Para além de imprestáveis, os cumprimentos de circunstância são também, em alguns casos, bastante equívocos. Nomeadamente quando são feitos sobre a forma de uma interrogação. Temos em primeiro lugar os cumprimentadores-filósofos, que desafiam os cumprimentados a reflectir sobre o sentido da vida, a morte, o sofrimento humano, a busca da felicidade.
- Então?!
- Então o quê?
- Então… coiso… como é que vai a vida?
- Vai bem.
- Isso é que é preciso.
Depois há os cumprimentadores-galhofeiros. Neste caso eles cumprimentam sob a forma de uma interrogação antevendo que a outra pessoa vai dar uma resposta jocosa.
- Como é que é?
- É grande e grosso e dá duas voltas ao pescoço!
- Ahahahahaha!
Finalmente, dentro desta categoria de gente que saúda através de uma interrogação, existem os cumprimentadores-que-já-deviam-saber-que-não-deviam-dizer-tudo-bem? Estamos a falar de cidadãos que na aparência se preocupam com o bem-estar dos outros, mas que na verdade dizem “tudo bem” só por dizer.
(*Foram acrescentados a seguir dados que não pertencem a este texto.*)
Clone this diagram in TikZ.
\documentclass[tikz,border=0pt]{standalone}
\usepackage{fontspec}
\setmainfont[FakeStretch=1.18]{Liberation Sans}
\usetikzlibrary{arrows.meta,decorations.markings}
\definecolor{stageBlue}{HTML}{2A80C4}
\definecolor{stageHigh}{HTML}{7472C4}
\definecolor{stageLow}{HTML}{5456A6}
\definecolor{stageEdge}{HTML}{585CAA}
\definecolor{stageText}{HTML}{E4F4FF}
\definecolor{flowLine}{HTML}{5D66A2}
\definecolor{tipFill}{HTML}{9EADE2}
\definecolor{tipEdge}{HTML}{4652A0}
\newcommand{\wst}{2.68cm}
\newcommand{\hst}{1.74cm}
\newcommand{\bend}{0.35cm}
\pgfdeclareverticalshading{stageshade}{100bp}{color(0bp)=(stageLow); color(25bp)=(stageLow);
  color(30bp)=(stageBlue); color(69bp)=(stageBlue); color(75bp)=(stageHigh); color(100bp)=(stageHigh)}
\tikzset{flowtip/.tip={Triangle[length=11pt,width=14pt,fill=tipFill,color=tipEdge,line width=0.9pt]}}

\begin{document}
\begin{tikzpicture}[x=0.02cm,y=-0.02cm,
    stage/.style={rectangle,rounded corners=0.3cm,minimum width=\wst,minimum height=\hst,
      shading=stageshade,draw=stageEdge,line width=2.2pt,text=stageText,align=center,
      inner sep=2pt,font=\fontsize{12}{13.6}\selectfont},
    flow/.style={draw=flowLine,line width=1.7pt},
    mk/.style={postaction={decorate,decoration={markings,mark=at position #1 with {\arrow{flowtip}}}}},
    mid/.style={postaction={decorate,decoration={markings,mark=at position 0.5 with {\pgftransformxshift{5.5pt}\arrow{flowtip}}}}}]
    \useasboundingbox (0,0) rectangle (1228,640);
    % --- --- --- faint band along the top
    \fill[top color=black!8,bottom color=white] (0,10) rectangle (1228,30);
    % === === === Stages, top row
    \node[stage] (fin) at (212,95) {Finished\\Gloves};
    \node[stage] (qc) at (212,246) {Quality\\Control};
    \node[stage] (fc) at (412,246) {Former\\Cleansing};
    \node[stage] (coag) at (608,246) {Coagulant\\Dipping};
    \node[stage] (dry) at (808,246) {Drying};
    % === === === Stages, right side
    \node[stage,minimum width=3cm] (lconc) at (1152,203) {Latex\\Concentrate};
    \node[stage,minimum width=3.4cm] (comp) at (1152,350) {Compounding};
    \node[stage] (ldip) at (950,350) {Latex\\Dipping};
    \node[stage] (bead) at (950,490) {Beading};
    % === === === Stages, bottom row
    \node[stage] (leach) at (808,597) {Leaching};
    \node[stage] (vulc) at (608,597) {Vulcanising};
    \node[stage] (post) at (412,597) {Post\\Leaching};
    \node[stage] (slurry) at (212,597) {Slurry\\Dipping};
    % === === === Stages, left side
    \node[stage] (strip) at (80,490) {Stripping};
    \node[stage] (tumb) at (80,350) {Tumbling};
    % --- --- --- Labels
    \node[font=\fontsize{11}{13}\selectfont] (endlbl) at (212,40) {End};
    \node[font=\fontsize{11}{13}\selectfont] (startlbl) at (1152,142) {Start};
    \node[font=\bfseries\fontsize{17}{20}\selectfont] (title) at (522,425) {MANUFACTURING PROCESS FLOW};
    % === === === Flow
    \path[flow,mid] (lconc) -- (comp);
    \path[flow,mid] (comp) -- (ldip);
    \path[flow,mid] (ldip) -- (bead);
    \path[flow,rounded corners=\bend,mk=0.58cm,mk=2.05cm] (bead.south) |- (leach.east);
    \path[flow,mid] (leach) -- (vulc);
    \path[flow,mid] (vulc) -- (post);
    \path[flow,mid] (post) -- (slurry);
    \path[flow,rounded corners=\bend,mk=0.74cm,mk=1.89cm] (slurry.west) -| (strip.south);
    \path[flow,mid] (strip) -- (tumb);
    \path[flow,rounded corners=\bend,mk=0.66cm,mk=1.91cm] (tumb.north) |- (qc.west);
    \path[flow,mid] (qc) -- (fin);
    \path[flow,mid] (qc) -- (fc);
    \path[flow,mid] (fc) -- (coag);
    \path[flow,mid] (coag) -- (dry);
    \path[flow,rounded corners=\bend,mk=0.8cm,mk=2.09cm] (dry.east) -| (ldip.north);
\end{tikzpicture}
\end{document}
Toda a gente faz isto, é normal. Mas quando o remetente deste tipo de cumprimento é uma velha, a pergunta é abraçada sofregamente e dez a quinze minutos da nossa existência são atirados ao lixo.
- Sim, está tudo bem… quer dizer, ando cheia de dores nas cruzes, a minha filha está desempregada e é uma vadia, o meu marido gasta-me o dinheiro todo no café, o Coelho é um grandessíssimo…
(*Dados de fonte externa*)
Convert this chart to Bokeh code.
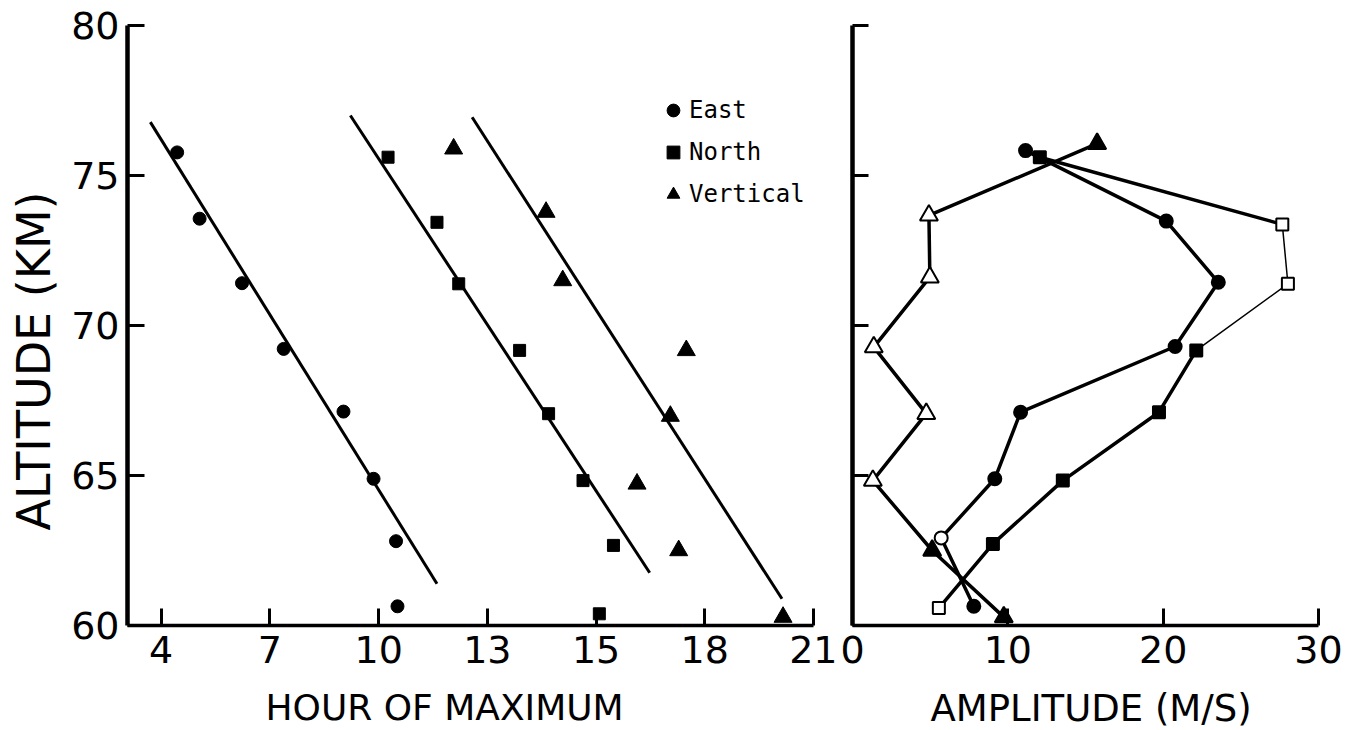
from bokeh.plotting import figure
from bokeh.layouts import row
from bokeh.models import Legend, LegendItem, Title, FixedTicker, LinearAxis
from bokeh.embed import file_html
from bokeh.resources import INLINE

# ---------------- data ----------------
# Left panel x axis: equally spaced ticks, printed labels as in the original figure
hour_ticks = [4, 7, 10, 13, 16, 19, 22]
hour_tick_labels = ["4", "7", "10", "13", "15", "18", "21"]
alt_ticks = [60, 65, 70, 75, 80]
amp_ticks = [0, 10, 20, 30]

# Left panel: hour of maximum (axis position) vs altitude
east_hour = [4.44, 5.06, 6.23, 7.38, 9.03, 9.86, 10.48, 10.52]
east_alt = [75.77, 73.56, 71.41, 69.22, 67.13, 64.89, 62.81, 60.64]
north_hour = [10.26, 11.61, 12.21, 13.89, 14.69, 15.64, 16.48, 16.09]
north_alt = [75.61, 73.44, 71.39, 69.17, 67.06, 64.83, 62.67, 60.39]
vert_hour = [12.07, 14.62, 15.08, 18.49, 18.05, 17.13, 18.28, 21.16]
vert_alt = [75.89, 73.78, 71.50, 69.17, 66.98, 64.72, 62.50, 60.28]

# fitted lines (end points)
east_fit_hour = [3.70, 11.61]
east_fit_alt = [76.78, 61.39]
north_fit_hour = [9.22, 17.48]
north_fit_alt = [77.00, 61.76]
vert_fit_hour = [12.58, 21.13]
vert_fit_alt = [76.94, 60.89]

# Right panel: amplitude (m/s) vs altitude
east_amp = [11.14, 20.20, 23.55, 20.77, 10.82, 9.16, 5.71, 7.81]
east_amp_alt = [75.83, 73.48, 71.44, 69.30, 67.11, 64.89, 62.92, 60.64]
north_amp = [12.06, 27.67, 28.03, 22.13, 19.73, 13.54, 9.04, 5.56]
north_amp_alt = [75.61, 73.37, 71.39, 69.17, 67.11, 64.83, 62.72, 60.58]
vert_amp = [15.75, 4.92, 4.98, 1.37, 4.75, 1.31, 5.13, 9.74]
vert_amp_alt = [76.06, 73.67, 71.61, 69.28, 67.06, 64.83, 62.50, 60.28]

# hollow-looking points in the right panel (indices)
east_open = [6]
north_open = [1, 2, 7]
vert_open = [1, 2, 3, 4, 5]

FONT = "DejaVu Sans"


def style_axis(ax, tick_len, line_w=4):
    ax.axis_line_width = line_w
    ax.axis_line_color = "black"
    ax.major_tick_in = tick_len
    ax.major_tick_out = 0
    ax.major_tick_line_width = 3
    ax.major_tick_line_color = "black"
    ax.minor_tick_line_color = None
    ax.major_label_text_font = FONT
    ax.major_label_text_font_size = "38px"
    ax.major_label_text_color = "black"


def spacer_axis(gap, tick):
    # an invisible axis (white tick, empty label, no line) that only reserves
    # room between the tick labels and the axis title
    return LinearAxis(ticker=FixedTicker(ticks=[tick]), axis_line_color=None,
                      major_tick_line_color="white", minor_tick_line_color=None,
                      major_tick_in=0, major_tick_out=gap, minor_tick_in=0,
                      minor_tick_out=0, major_label_standoff=0,
                      major_label_overrides={tick: ""},
                      major_label_text_color="white")


def base_fig(**kw):
    p = figure(height=730, y_range=(60, 80), min_border_top=25,
               min_border_bottom=105, output_backend="svg",
               toolbar_location=None, **kw)
    p.xgrid.visible = False
    p.ygrid.visible = False
    p.outline_line_color = None
    p.background_fill_color = "white"
    p.border_fill_color = "white"
    return p


# ---------------- left panel ----------------
p1 = base_fig(width=837, x_range=(3.07, 22.0), min_border_left=127,
              min_border_right=24)

style_axis(p1.xaxis[0], 17, 3.5)
p1.xaxis[0].ticker = FixedTicker(ticks=hour_ticks)
p1.xaxis[0].major_label_overrides = {t: l for t, l in zip(hour_ticks, hour_tick_labels)}
p1.xaxis[0].major_label_standoff = 10
style_axis(p1.yaxis[0], 17, 4.5)
p1.yaxis[0].ticker = FixedTicker(ticks=alt_ticks)
p1.yaxis[0].major_label_standoff = 8

for fx, fy in [(east_fit_hour, east_fit_alt), (north_fit_hour, north_fit_alt),
               (vert_fit_hour, vert_fit_alt)]:
    p1.line(fx, fy, line_color="black", line_width=3)

r_e = p1.scatter(east_hour, east_alt, marker="circle", size=13,
                 fill_color="black", line_color="black")
r_n = p1.scatter(north_hour, north_alt, marker="square", size=12,
                 fill_color="black", line_color="black")
r_v = p1.scatter(vert_hour, vert_alt, marker="triangle", size=18,
                 fill_color="black", line_color="black")

legend = Legend(items=[LegendItem(label="East", renderers=[r_e]),
                       LegendItem(label="North", renderers=[r_n]),
                       LegendItem(label="Vertical", renderers=[r_v])],
                location=(530, 413), orientation="vertical",
                border_line_color=None, background_fill_alpha=0,
                padding=0, margin=0, spacing=6, glyph_width=32,
                glyph_height=36, label_height=36, label_standoff=0,
                label_text_font="DejaVu Sans Mono", label_text_font_size="24px",
                label_text_color="black", label_text_baseline="middle")
p1.add_layout(legend)

p1.add_layout(Title(text="ALTITUDE (KM)", align="left", offset=95,
                    vertical_align="top", standoff=12, text_font=FONT,
                    text_font_size="46px", text_font_style="normal",
                    text_color="black"), "left")
p1.add_layout(spacer_axis(19, hour_ticks[0]), "below")
p1.add_layout(Title(text="HOUR OF MAXIMUM", align="left", offset=138,
                    vertical_align="bottom", standoff=0, text_font=FONT,
                    text_font_size="36px", text_font_style="normal",
                    text_color="black"), "below")

# ---------------- right panel ----------------
p2 = base_fig(width=510, x_range=(0, 30), min_border_left=15,
              min_border_right=29)

style_axis(p2.xaxis[0], 17, 3.5)
p2.xaxis[0].ticker = FixedTicker(ticks=amp_ticks)
p2.xaxis[0].major_label_standoff = 10
style_axis(p2.yaxis[0], 16, 4.5)
p2.yaxis[0].ticker = FixedTicker(ticks=alt_ticks)
p2.yaxis[0].major_label_overrides = {t: "" for t in alt_ticks}
p2.yaxis[0].major_label_standoff = 0


def fills(n, open_idx):
    return ["white" if i in open_idx else "black" for i in range(n)]


# East
p2.line(east_amp, east_amp_alt, line_color="black", line_width=3.5)
# North: thick first and last parts, thin through the hollow points
p2.line(north_amp[0:2], north_amp_alt[0:2], line_color="black", line_width=3.5)
p2.line(north_amp[1:4], north_amp_alt[1:4], line_color="black", line_width=1.5)
p2.line(north_amp[3:], north_amp_alt[3:], line_color="black", line_width=3.5)
# Vertical
p2.line(vert_amp, vert_amp_alt, line_color="black", line_width=3.5)

p2.scatter(east_amp, east_amp_alt, marker="circle", size=13,
           fill_color=fills(len(east_amp), east_open), line_color="black", line_width=2)
p2.scatter(north_amp, north_amp_alt, marker="square", size=12,
           fill_color=fills(len(north_amp), north_open), line_color="black", line_width=2)
p2.scatter(vert_amp, vert_amp_alt, marker="triangle", size=18,
           fill_color=fills(len(vert_amp), vert_open), line_color="black", line_width=2)

p2.add_layout(spacer_axis(19, amp_ticks[0]), "below")
p2.add_layout(Title(text="AMPLITUDE (M/S)", align="left", offset=78,
                    vertical_align="bottom", standoff=0, text_font=FONT,
                    text_font_size="37px", text_font_style="normal",
                    text_color="black"), "below")

layout = row(p1, p2)
open("out.html", "w").write(file_html(layout, INLINE))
O cumprimento é também gerador de fenómenos estranhíssimos. Tenho um vizinho que me cumprimenta apenas quando estamos dentro do prédio. Os níveis de urbanidade do senhor seguem um padrão: regridem em função da proximidade da rua. Quando nos encontramos no primeiro ou no segundo andar deseja-me veementes bons dias, boas tardes, boas noites, adere até às pueris reflexões sobre meteorologia que formam a argamassa das relações entre condóminos, pergunta pela família, queixa-se do entupimento das caixas de correio pela predatória Dica da Semana, mostra-se preocupado com o estado de conservação do edifício. É, no fundo, um amigo. Quando nos cruzamos no rés-do-chão a amizade calorosa dá lugar a uma relação administrativa e o cumprimento nunca vai além de um pressuroso “como vai?” ou de um distraído “olá”. A frieza no trato agudiza-se nos híbridos degraus que ligam o prédio ao passeio. Aí nunca mereço mais do que um “oi” ou um qualquer cumprimento gestual desgarrado. E mal assenta os dois pés no passeio, o indivíduo ignora-me. Quantas vezes nos cruzámos na rua Luciano Cordeiro e em troca de um cordial “bom dia vizinho” recebo apenas uma torrente de absolutamente nada. Nem um piscar o olho, nem uma saudação sonora imperscrutável, zero. Um desmazelo. O cumprimento é um gesto parvo, mas não restam grandes dúvidas de que o senhor é mal-educado, presunçoso e arrogante.